**What you are asked to do**
Transcribe every line from the top down to the line with "plt.rcParams['font.family'] = ['Liberation", both ends included, but not the pictures.

───

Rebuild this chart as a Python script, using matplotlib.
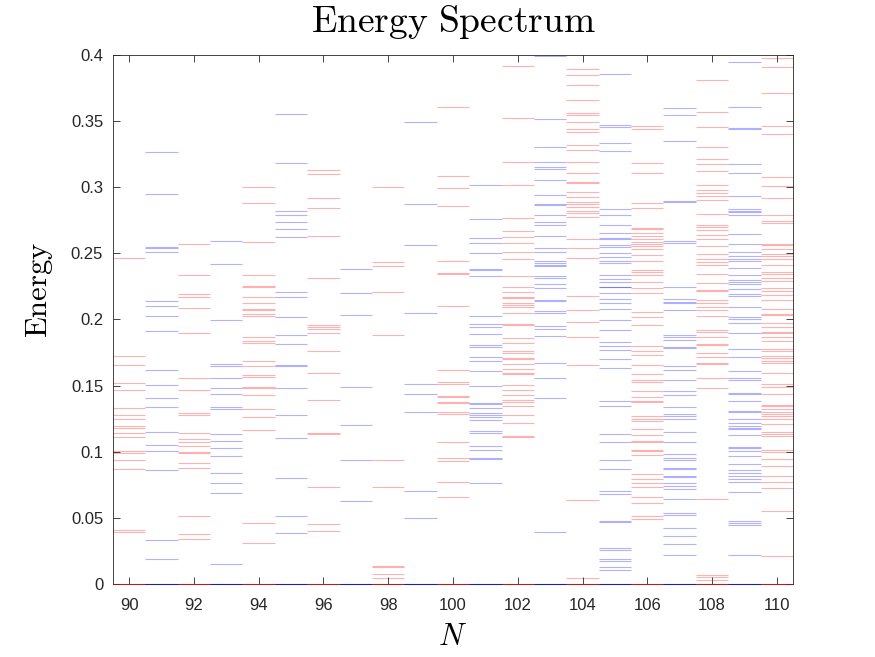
import matplotlib
matplotlib.use('Agg')
import matplotlib.pyplot as plt

plt.rcParams['mathtext.fontset'] = 'cm'
plt.rcParams['font.family'] = ['Liberation Sans', 'DejaVu Sans']

# energy levels, one list per N (ground state 0 included)
e90 = [0, 0.2465, 0.1726, 0.1658, 0.1522, 0.147, 0.133, 0.1275, 0.1247, 0.1195, 0.118,
       0.1145, 0.111, 0.1007, 0.0994, 0.094, 0.087, 0.041, 0.0396]
e91 = [0, 0.327, 0.295, 0.2548, 0.2538, 0.2511, 0.2137, 0.2105, 0.203, 0.1913, 0.162,
       0.1507, 0.1403, 0.134, 0.1153, 0.1054, 0.1002, 0.0864, 0.0333, 0.0187]
e92 = [0, 0.2574, 0.234, 0.2194, 0.2168, 0.2085, 0.19, 0.156, 0.147, 0.1296, 0.1275,
       0.1145, 0.1098, 0.1075, 0.104, 0.0999, 0.0989, 0.0916, 0.0874, 0.0515, 0.0377, 0.0338]
e93 = [0, 0.2595, 0.2423, 0.1999, 0.1663, 0.165, 0.156, 0.1483, 0.1434, 0.134, 0.132,
       0.1137, 0.1083, 0.1028, 0.097, 0.0838, 0.076, 0.069, 0.0151]
e94 = [0, 0.3003, 0.2884, 0.2587, 0.234, 0.2251, 0.2243, 0.2168, 0.2126, 0.2079, 0.2069,
       0.2038, 0.203, 0.1871, 0.1835, 0.1822, 0.1686, 0.165, 0.1582, 0.1567, 0.1491,
       0.1481, 0.1431, 0.132, 0.1265, 0.1166, 0.0463, 0.0312]
e95 = [0, 0.3555, 0.3185, 0.2821, 0.2793, 0.274, 0.2686, 0.2626, 0.221, 0.217, 0.2022,
       0.1884, 0.1817, 0.1658, 0.1645, 0.1481, 0.1275, 0.1103, 0.0802, 0.0515, 0.0383]
e96 = [0, 0.3131, 0.3097, 0.292, 0.2845, 0.2634, 0.2316, 0.1957, 0.1944, 0.1931, 0.19,
       0.1764, 0.1598, 0.1395, 0.1145, 0.1135, 0.0737, 0.045, 0.0398]
e97 = [0, 0.2379, 0.2202, 0.2035, 0.1486, 0.1205, 0.0934, 0.0625]
e98 = [0, 0.3003, 0.2436, 0.2402, 0.221, 0.1884, 0.094, 0.0737, 0.0138, 0.013, 0.0078, 0.0047]
e99 = [0, 0.3495, 0.2876, 0.2566, 0.2048, 0.1515, 0.1439, 0.1304, 0.07, 0.0502]
e100 = [0, 0.361, 0.3087, 0.2995, 0.286, 0.2444, 0.235, 0.2345, 0.21, 0.1621, 0.153, 0.151,
        0.1424, 0.1411, 0.1377, 0.1366, 0.1304, 0.1283, 0.107, 0.095, 0.0929, 0.0773, 0.0661]
e101 = [0, 0.3019, 0.2761, 0.2618, 0.2577, 0.2506, 0.2379, 0.2374, 0.2329, 0.203, 0.1965,
        0.1947, 0.1892, 0.1804, 0.1793, 0.1718, 0.1686, 0.1614, 0.1499, 0.1369, 0.1359,
        0.1333, 0.1296, 0.128, 0.126, 0.1241, 0.1158, 0.1145, 0.1046, 0.101, 0.095,
        0.0942, 0.076]
e102 = [0, 0.3914, 0.3524, 0.3193, 0.3019, 0.2767, 0.267, 0.2626, 0.2579, 0.2514, 0.2459,
        0.2327, 0.2249, 0.2207, 0.217, 0.216, 0.2126, 0.2108, 0.2095, 0.2046, 0.1965,
        0.196, 0.1858, 0.1819, 0.1759, 0.1746, 0.1712, 0.1701, 0.166, 0.1627, 0.1595,
        0.159, 0.1502, 0.147, 0.1431, 0.1395, 0.1374, 0.1345, 0.1275, 0.122, 0.1122, 0.1109]
e103 = [0, 0.399, 0.3519, 0.3305, 0.3193, 0.3152, 0.3136, 0.3055, 0.2941, 0.2871, 0.2866,
        0.2793, 0.274, 0.2714, 0.2634, 0.2543, 0.2511, 0.2446, 0.2428, 0.2413, 0.2405,
        0.2329, 0.2311, 0.2267, 0.2236, 0.2147, 0.2142, 0.2066, 0.2046, 0.1954, 0.1931,
        0.1879, 0.1673, 0.1559, 0.1403, 0.039]
e104 = [0, 0.3896, 0.3849, 0.3774, 0.3662, 0.356, 0.3547, 0.349, 0.3441, 0.3415, 0.3316,
        0.3282, 0.3193, 0.311, 0.3042, 0.3032, 0.2967, 0.293, 0.2886, 0.2873, 0.2847,
        0.2819, 0.2806, 0.2777, 0.2605, 0.2543, 0.2462, 0.2181, 0.2069, 0.1983, 0.1866,
        0.1655, 0.0635, 0.0044]
e105 = [0, 0.3857, 0.3467, 0.3454, 0.3331, 0.3277, 0.2837, 0.279, 0.2717, 0.2652, 0.2615,
        0.261, 0.2563, 0.255, 0.2506, 0.2475, 0.2444, 0.2426, 0.2337, 0.2306, 0.2282,
        0.2249, 0.2244, 0.2204, 0.2155, 0.2124, 0.2082, 0.1999, 0.1923, 0.1832, 0.1801,
        0.1767, 0.1705, 0.1632, 0.1387, 0.1343, 0.1132, 0.1072, 0.0937, 0.0872, 0.0703,
        0.0677, 0.0474, 0.0469, 0.0271, 0.0255, 0.019, 0.0177, 0.013, 0.0104]
e106 = [0, 0.3464, 0.3441, 0.3185, 0.311, 0.2884, 0.2845, 0.2691, 0.2681, 0.2655, 0.2629,
        0.261, 0.2587, 0.2571, 0.2558, 0.253, 0.2491, 0.2439, 0.2374, 0.2361, 0.2337,
        0.2285, 0.2238, 0.2202, 0.2056, 0.2017, 0.1957, 0.1801, 0.1764, 0.1728, 0.1653,
        0.1585, 0.1543, 0.1525, 0.1457, 0.1413, 0.1387, 0.1374, 0.1267, 0.1249, 0.1234,
        0.1171, 0.1124, 0.1083, 0.1072, 0.1015, 0.1002, 0.0976, 0.0835, 0.0794, 0.076,
        0.0734, 0.0656, 0.0612, 0.0513, 0.0489]
e107 = [0, 0.3602, 0.3547, 0.3352, 0.2899, 0.2886, 0.2595, 0.2582, 0.2249, 0.2155, 0.2131,
        0.2121, 0.2069, 0.1884, 0.1871, 0.1848, 0.179, 0.1785, 0.165, 0.1619, 0.1541,
        0.1457, 0.1426, 0.134, 0.1286, 0.1267, 0.1247, 0.1153, 0.1077, 0.0986, 0.0953,
        0.0937, 0.0877, 0.0872, 0.0815, 0.0807, 0.0765, 0.0739, 0.0718, 0.0645, 0.0539,
        0.0521, 0.0427, 0.0364, 0.0299, 0.0221]
e108 = [0, 0.3813, 0.3571, 0.3456, 0.3305, 0.3214, 0.3177, 0.3125, 0.3019, 0.298, 0.2959,
        0.2936, 0.2902, 0.28, 0.2712, 0.2699, 0.2675, 0.2642, 0.2605, 0.2556, 0.2498,
        0.2457, 0.2436, 0.2413, 0.2345, 0.2275, 0.2223, 0.2212, 0.215, 0.2126, 0.2092,
        0.2069, 0.2027, 0.1921, 0.1905, 0.1871, 0.1817, 0.1806, 0.1746, 0.1718, 0.1673,
        0.166, 0.1561, 0.1483, 0.0645, 0.007, 0.0052, 0.0034]
e109 = [0, 0.3948, 0.361, 0.3449, 0.3438, 0.3172, 0.3105, 0.2936, 0.2834, 0.2824, 0.2811,
        0.279, 0.2649, 0.2569, 0.2509, 0.2483, 0.2457, 0.2439, 0.2392, 0.2334, 0.23,
        0.2285, 0.2269, 0.2228, 0.2194, 0.2181, 0.2092, 0.2017, 0.2007, 0.197, 0.1895,
        0.1778, 0.1718, 0.1614, 0.1559, 0.1543, 0.1444, 0.1434, 0.1385, 0.1306, 0.1301,
        0.1247, 0.122, 0.1192, 0.1182, 0.1171, 0.1124, 0.1038, 0.1028, 0.1007, 0.0968,
        0.0911, 0.0861, 0.0838, 0.082, 0.0791, 0.0773, 0.0697, 0.0479, 0.0463, 0.0448, 0.0216]
e110 = [0, 0.3977, 0.3912, 0.3714, 0.3464, 0.3404, 0.3074, 0.3006, 0.2915, 0.2787, 0.2745,
        0.2733, 0.2571, 0.2563, 0.2532, 0.2493, 0.248, 0.2457, 0.2415, 0.2361, 0.2345,
        0.2316, 0.2288, 0.2238, 0.2212, 0.2186, 0.2144, 0.2082, 0.2043, 0.2035, 0.1973,
        0.1947, 0.1908, 0.1895, 0.1871, 0.1835, 0.1778, 0.1762, 0.1726, 0.171, 0.1684,
        0.1671, 0.1595, 0.151, 0.1491, 0.1439, 0.1353, 0.1343, 0.1327, 0.1301, 0.1288,
        0.1273, 0.1244, 0.121, 0.1148, 0.1132, 0.1117, 0.1015, 0.0999, 0.0942, 0.089,
        0.0817, 0.0773, 0.0726, 0.0552, 0.0208]

n_values = list(range(90, 111))
spectra = [e90, e91, e92, e93, e94, e95, e96, e97, e98, e99, e100,
           e101, e102, e103, e104, e105, e106, e107, e108, e109, e110]

fig = plt.figure(figsize=(8.75, 6.57), dpi=100)
ax = fig.add_axes([0.1291, 0.1111, 0.7772, 0.8052])

for n, levels in zip(n_values, spectra):
    col = 'red' if n % 2 == 0 else 'blue'
    ax.hlines(levels, n - 0.5, n + 0.5, colors=col, alpha=0.3, linewidth=0.8)
    # ground state line sits on the axis
    ax.hlines([0], n - 0.5, n + 0.5, colors=col, alpha=0.6, linewidth=0.8,
              clip_on=False, zorder=3)

ax.set_xlim(89.5, 110.5)
ax.set_ylim(0, 0.4)
ax.set_xticks(range(90, 111, 2))
yt = [0, 0.05, 0.1, 0.15, 0.2, 0.25, 0.3, 0.35, 0.4]
ax.set_yticks(yt)
ax.set_yticklabels(['0', '0.05', '0.1', '0.15', '0.2', '0.25', '0.3', '0.35', '0.4'])

axis_col = '#262626'
for s in ax.spines.values():
    s.set_color(axis_col)
    s.set_linewidth(0.6)
ax.tick_params(direction='in', length=5, width=0.6, colors=axis_col,
               top=True, right=True, labelsize=12)
ax.tick_params(axis='x', pad=10)
ax.tick_params(axis='y', pad=7)

ax.set_title(r'$\mathrm{Energy\ Spectrum}$', fontsize=27, y=1.062, pad=0,
             va='center')
ax.set_ylabel(r'$\mathrm{Energy}$', fontsize=22, va='center')
ax.yaxis.set_label_coords(-0.108, 0.555)
ax.set_xlabel(r'$N$', fontsize=22, va='center')
ax.xaxis.set_label_coords(0.5, -0.1)

fig.savefig('out.png', dpi=100)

───

**Response to the exercise**
Rebuild this chart as a Python script, using matplotlib.
import matplotlib
matplotlib.use('Agg')
import matplotlib.pyplot as plt

plt.rcParams['mathtext.fontset'] = 'cm'
plt.rcParams['font.family'] = ['Liberation Sans', 'DejaVu Sans']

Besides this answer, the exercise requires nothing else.